* What is needed *
Reproduce nothing but the lines from the start of the material through the line that includes "2.8e-3, 2.2e-3, 7.8e-4, 2.8e-3, 6.0e-3, 2.5e-3]", both ends included, and omit every picture.

* Collected material *
———

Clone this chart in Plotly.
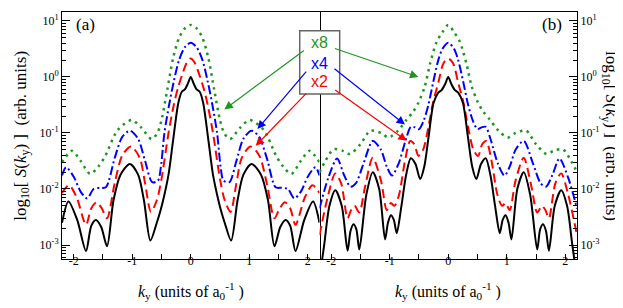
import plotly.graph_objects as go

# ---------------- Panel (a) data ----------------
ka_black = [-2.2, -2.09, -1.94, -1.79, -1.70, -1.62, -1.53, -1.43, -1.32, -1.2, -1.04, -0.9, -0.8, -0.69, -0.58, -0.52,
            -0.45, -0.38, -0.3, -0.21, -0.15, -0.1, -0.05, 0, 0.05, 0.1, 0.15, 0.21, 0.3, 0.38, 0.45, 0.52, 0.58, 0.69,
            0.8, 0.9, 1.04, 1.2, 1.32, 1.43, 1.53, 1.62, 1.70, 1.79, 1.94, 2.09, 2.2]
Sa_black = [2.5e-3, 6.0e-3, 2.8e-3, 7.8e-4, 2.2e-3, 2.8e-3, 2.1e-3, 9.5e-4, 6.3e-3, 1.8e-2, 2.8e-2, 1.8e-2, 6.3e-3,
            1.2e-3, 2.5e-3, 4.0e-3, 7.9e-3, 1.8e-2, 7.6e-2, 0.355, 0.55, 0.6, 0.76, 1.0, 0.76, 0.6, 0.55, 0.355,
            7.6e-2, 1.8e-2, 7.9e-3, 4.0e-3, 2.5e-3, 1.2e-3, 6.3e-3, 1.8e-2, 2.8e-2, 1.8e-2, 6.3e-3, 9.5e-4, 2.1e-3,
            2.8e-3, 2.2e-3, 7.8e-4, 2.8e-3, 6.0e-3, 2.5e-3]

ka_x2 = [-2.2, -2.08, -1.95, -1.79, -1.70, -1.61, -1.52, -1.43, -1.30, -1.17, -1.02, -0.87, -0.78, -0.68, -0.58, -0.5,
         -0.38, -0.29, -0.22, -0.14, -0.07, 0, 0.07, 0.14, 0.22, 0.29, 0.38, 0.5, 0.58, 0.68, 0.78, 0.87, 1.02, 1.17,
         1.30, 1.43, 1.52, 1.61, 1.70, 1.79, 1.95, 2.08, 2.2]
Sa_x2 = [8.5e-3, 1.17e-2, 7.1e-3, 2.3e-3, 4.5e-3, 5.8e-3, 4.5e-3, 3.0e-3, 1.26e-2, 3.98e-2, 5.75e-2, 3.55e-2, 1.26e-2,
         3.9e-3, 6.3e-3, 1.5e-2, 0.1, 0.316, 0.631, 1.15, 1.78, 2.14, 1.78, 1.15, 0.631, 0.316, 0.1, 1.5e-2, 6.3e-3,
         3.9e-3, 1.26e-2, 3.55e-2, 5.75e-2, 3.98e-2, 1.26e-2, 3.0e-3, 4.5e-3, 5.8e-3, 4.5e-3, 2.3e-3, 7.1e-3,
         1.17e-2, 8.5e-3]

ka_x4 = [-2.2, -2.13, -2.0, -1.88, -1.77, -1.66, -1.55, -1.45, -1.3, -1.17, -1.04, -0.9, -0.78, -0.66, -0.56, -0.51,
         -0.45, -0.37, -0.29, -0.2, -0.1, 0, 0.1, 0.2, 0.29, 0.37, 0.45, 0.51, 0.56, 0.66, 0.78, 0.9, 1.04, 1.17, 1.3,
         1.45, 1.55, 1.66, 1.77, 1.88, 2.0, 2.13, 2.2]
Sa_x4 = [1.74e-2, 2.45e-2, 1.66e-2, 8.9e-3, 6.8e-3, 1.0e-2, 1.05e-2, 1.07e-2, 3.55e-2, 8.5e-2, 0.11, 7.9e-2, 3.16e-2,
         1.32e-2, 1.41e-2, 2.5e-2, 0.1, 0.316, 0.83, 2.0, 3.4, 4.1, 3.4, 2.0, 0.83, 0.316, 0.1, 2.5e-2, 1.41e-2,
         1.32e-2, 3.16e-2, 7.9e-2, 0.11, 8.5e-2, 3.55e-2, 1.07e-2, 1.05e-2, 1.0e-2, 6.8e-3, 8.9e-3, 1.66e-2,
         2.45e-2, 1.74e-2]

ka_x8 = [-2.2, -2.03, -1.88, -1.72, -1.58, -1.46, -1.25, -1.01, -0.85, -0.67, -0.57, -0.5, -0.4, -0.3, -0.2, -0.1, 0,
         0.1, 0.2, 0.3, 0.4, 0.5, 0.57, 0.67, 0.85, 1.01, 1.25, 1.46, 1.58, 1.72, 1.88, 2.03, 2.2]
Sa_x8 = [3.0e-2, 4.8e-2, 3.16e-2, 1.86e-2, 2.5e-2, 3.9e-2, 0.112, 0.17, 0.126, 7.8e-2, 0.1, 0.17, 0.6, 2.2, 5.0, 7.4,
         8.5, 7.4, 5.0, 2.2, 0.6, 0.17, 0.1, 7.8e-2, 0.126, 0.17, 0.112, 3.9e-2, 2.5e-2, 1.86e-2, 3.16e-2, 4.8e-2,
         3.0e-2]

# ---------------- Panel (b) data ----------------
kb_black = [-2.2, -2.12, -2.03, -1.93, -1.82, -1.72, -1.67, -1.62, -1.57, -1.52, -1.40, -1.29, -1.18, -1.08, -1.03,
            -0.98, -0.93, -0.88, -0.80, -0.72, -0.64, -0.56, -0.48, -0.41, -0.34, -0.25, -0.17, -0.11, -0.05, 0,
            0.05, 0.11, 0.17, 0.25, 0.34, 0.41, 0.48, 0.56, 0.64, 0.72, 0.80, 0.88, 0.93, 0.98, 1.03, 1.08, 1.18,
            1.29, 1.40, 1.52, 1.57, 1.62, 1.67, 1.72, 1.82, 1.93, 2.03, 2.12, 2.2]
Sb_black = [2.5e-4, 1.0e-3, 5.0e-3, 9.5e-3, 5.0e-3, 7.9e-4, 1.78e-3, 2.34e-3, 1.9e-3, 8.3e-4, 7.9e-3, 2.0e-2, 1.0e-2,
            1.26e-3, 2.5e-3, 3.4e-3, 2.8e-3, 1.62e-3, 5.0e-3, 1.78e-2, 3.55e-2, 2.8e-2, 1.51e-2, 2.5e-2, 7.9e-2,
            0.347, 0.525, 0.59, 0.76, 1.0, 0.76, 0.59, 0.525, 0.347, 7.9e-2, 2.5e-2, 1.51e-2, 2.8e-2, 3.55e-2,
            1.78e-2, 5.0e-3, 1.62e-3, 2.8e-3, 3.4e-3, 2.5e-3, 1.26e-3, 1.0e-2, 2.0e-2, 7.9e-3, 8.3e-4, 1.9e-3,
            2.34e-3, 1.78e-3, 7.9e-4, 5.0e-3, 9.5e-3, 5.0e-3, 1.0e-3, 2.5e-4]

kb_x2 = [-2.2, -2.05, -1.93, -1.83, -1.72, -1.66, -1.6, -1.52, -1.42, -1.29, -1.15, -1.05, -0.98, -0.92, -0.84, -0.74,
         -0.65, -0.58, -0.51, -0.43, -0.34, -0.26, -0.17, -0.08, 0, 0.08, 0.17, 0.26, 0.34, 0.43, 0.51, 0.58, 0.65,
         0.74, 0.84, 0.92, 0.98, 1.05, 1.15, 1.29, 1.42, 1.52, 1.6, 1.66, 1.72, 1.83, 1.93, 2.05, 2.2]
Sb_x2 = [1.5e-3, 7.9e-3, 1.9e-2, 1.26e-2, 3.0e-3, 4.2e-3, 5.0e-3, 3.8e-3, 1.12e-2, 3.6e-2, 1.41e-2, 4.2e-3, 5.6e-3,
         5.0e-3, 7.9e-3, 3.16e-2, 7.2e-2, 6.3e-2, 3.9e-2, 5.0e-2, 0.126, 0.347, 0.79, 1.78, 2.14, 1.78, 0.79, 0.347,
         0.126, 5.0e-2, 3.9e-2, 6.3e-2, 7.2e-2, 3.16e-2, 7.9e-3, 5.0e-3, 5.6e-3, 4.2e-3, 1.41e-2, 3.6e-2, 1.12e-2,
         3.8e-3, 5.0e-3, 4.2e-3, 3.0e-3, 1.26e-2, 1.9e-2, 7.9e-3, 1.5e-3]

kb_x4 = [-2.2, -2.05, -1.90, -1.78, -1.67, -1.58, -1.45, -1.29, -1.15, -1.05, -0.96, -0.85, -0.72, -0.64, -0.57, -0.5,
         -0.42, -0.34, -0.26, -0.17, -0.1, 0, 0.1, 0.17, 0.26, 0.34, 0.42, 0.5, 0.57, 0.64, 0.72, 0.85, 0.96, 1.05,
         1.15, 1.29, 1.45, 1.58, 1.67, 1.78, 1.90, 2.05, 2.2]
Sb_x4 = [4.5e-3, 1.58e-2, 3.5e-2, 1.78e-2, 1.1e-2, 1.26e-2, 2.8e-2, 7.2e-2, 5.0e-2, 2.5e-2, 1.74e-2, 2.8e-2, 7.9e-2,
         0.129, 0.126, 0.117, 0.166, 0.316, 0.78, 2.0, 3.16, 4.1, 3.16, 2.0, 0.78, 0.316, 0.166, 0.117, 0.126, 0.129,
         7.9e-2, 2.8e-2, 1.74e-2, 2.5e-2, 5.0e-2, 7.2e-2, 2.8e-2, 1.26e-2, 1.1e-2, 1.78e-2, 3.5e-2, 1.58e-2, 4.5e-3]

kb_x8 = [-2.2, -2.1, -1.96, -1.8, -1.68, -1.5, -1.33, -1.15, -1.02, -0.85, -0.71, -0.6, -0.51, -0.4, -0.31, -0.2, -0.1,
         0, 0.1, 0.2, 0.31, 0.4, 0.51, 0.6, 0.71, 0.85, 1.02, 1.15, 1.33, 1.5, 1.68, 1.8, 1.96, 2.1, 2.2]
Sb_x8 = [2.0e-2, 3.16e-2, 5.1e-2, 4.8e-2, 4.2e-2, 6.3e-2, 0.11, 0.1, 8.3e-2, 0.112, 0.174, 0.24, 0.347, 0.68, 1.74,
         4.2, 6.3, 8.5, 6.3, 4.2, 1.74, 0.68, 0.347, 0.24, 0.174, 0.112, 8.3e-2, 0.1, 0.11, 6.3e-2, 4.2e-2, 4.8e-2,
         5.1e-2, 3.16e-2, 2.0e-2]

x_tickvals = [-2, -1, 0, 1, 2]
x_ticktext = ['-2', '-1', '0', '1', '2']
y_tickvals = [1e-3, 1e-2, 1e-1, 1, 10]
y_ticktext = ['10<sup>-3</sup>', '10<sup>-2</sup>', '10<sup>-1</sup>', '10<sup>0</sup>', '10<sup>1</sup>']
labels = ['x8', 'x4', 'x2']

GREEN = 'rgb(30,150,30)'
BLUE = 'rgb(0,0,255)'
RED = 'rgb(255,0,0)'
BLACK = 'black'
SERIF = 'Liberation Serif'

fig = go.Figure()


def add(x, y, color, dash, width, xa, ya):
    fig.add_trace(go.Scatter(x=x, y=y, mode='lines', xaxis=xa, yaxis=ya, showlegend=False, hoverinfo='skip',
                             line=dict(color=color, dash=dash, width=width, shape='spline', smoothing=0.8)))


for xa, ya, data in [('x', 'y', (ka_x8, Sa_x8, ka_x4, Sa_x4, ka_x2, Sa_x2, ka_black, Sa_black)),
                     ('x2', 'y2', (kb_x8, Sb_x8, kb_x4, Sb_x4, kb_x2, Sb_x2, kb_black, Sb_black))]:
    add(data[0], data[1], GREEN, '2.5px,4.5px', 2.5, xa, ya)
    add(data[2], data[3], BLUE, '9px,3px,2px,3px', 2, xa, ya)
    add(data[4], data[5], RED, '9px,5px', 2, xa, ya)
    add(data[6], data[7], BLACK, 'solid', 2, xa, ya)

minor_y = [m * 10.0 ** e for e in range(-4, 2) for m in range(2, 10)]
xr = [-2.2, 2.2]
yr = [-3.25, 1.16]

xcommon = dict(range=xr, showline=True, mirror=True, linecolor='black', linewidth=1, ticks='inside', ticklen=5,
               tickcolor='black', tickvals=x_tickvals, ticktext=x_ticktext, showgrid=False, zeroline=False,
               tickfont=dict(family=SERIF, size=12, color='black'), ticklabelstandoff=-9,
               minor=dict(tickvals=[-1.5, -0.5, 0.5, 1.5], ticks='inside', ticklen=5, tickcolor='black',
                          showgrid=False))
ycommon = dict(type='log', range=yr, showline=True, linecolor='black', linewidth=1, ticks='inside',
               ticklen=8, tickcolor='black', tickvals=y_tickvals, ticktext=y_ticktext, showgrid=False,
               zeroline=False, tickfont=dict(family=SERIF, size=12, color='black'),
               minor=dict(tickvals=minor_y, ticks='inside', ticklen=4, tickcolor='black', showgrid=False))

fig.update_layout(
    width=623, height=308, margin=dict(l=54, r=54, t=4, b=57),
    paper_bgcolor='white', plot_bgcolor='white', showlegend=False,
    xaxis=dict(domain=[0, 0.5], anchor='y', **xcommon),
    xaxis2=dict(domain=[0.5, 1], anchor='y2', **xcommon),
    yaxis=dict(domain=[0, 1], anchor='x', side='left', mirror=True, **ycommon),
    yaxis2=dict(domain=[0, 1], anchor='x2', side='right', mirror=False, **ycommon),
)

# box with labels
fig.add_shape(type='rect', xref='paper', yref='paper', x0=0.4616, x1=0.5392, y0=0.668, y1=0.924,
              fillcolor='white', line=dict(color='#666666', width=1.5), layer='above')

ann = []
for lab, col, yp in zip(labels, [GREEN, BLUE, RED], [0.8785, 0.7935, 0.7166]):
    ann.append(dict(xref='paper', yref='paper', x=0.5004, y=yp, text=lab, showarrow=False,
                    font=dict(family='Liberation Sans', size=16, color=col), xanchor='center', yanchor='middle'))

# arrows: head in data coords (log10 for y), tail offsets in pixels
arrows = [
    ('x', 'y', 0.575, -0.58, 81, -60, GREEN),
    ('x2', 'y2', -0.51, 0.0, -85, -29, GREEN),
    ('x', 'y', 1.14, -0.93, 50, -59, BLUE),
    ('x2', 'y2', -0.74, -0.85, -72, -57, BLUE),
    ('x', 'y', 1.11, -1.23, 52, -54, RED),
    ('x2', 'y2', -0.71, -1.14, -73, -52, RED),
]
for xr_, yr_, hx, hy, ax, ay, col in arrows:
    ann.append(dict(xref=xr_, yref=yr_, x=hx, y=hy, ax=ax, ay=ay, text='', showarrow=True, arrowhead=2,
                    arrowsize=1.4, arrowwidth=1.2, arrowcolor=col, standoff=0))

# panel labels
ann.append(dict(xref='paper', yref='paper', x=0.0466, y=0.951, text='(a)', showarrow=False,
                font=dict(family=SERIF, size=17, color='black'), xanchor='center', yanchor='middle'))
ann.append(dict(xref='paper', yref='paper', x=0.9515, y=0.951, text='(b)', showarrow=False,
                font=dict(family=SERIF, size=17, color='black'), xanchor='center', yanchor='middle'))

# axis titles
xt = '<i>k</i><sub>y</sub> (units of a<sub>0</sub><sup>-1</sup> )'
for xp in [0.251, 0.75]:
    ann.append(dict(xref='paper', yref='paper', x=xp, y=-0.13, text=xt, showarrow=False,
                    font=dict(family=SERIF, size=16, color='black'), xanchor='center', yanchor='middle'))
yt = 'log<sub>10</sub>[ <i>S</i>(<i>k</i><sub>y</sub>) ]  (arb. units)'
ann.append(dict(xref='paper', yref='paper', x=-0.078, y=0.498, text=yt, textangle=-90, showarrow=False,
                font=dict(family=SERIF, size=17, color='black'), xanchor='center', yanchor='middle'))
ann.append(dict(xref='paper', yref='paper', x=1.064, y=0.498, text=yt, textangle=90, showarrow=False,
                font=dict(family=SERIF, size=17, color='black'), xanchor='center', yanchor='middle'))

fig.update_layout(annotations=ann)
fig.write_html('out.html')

———

* Expected answer *
Clone this chart in Plotly.
import plotly.graph_objects as go

# ---------------- Panel (a) data ----------------
ka_black = [-2.2, -2.09, -1.94, -1.79, -1.70, -1.62, -1.53, -1.43, -1.32, -1.2, -1.04, -0.9, -0.8, -0.69, -0.58, -0.52,
            -0.45, -0.38, -0.3, -0.21, -0.15, -0.1, -0.05, 0, 0.05, 0.1, 0.15, 0.21, 0.3, 0.38, 0.45, 0.52, 0.58, 0.69,
            0.8, 0.9, 1.04, 1.2, 1.32, 1.43, 1.53, 1.62, 1.70, 1.79, 1.94, 2.09, 2.2]
Sa_black = [2.5e-3, 6.0e-3, 2.8e-3, 7.8e-4, 2.2e-3, 2.8e-3, 2.1e-3, 9.5e-4, 6.3e-3, 1.8e-2, 2.8e-2, 1.8e-2, 6.3e-3,
            1.2e-3, 2.5e-3, 4.0e-3, 7.9e-3, 1.8e-2, 7.6e-2, 0.355, 0.55, 0.6, 0.76, 1.0, 0.76, 0.6, 0.55, 0.355,
            7.6e-2, 1.8e-2, 7.9e-3, 4.0e-3, 2.5e-3, 1.2e-3, 6.3e-3, 1.8e-2, 2.8e-2, 1.8e-2, 6.3e-3, 9.5e-4, 2.1e-3,
            2.8e-3, 2.2e-3, 7.8e-4, 2.8e-3, 6.0e-3, 2.5e-3]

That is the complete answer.